病気を宣告された人はたぶん、残りの日々を愛おしいと思うんです。マイナスなことですけど、その日まで頑張って生きようというプラスの感情、生きるエネルギーが湧いてくる気がしていて、その感覚に似ているのかなと。解散はネガティブなことでもありますが、その日まで貴重な日々を生き抜こうという意思が芽生えたのも解散宣告を受けたからなので、闘病記という言葉がすごく近いなと感じています。

BiSHにとって解散はブースターに「みんなの視線が一致した」

――『解散ノート』では、不安を吐露しながら前向きな気持ちに変わっていく変化を感じましたが、日々自身の思いを書きながら気持ちが変わっていったのでしょうか。

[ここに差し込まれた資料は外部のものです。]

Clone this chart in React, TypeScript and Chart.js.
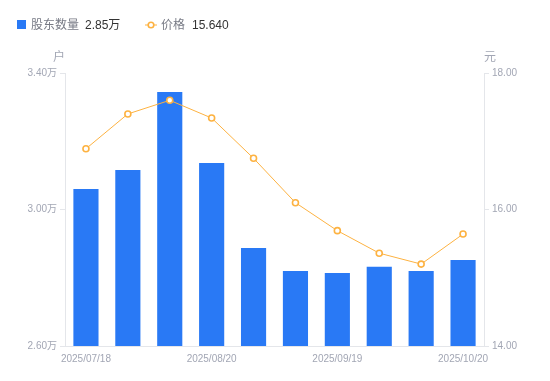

書きながらというか、生きながら変わっていったのかなと。解散を宣告されてから、自分単体と向き合うことになり、いろんな人に「自分には何もない」と相談したり、「夢だった小説に手を伸ばしてみよう」とか、そういう過程を経て一歩一歩進んでいった気がします。葛藤の日々があったからこそ、最後のほうはBiSHを真正面から楽しもうと思えたし、明るくなっていったのかなと思います。

――前向きに変わるきっかけになったことがありましたら教えてください。

解散を宣告された時に私は悲しいとも思いましたが、よかったとも思ったんです。女性グループで、いつまでもやっていきたいという子もいれば、私はこれがやりたいんだという子も解散がなかったら出てきていたと思うので。5年以上経ってメンバーが少しずつ別の方向を見始めた時に解散を突きつけられ、みんなの視線がBiSHの終わり“解散”に一致したのはすごく大きいことだと思っていて、BiSHにとって解散はブースターになったなと思います。

――解散が決まったことで、メンバーの皆さんの気持ちが一つになって最後に向かっていくことができたのですね。

そうですね。BiSHを愛してくれている人で、まだ解散を受け入れられていないという人もいると思いますが、『解散ノート』がそういう人たちの手助けになるのかなとも思っています。私なりの解散はこうだったというのを覗いてもらってどう感じるか、自分の気持ちを大切にしてほしいです。

――何か終わりに向かって進んでいる人たちが勇気をもらえる一冊になりそうです。

私は解散が決まってから当たり前だと思っていた日々が貴重な日々だと再認識することができましたが、誰でも次の日に自分の大切なものが目の前から消えるということはあると思うので、『解散ノート』を読んで、毎日ってすごく貴重なんだと感じてもらえるかもしれないし、将来に不安がある人の背中を押せるのではないかなと思っています。私は「自分には何があるんだろう」と模索してもがいている日々でしたが、最後は笑顔で東京ドームに立ってやり切ったと言えたので。プロデューサーの渡辺さんとの面談の様子も生々しく書いているので、一緒に面談を受けているような気持ちで読めると思いますし、少しでも人生に悩んでいる人たちの励みになればいいなと思います。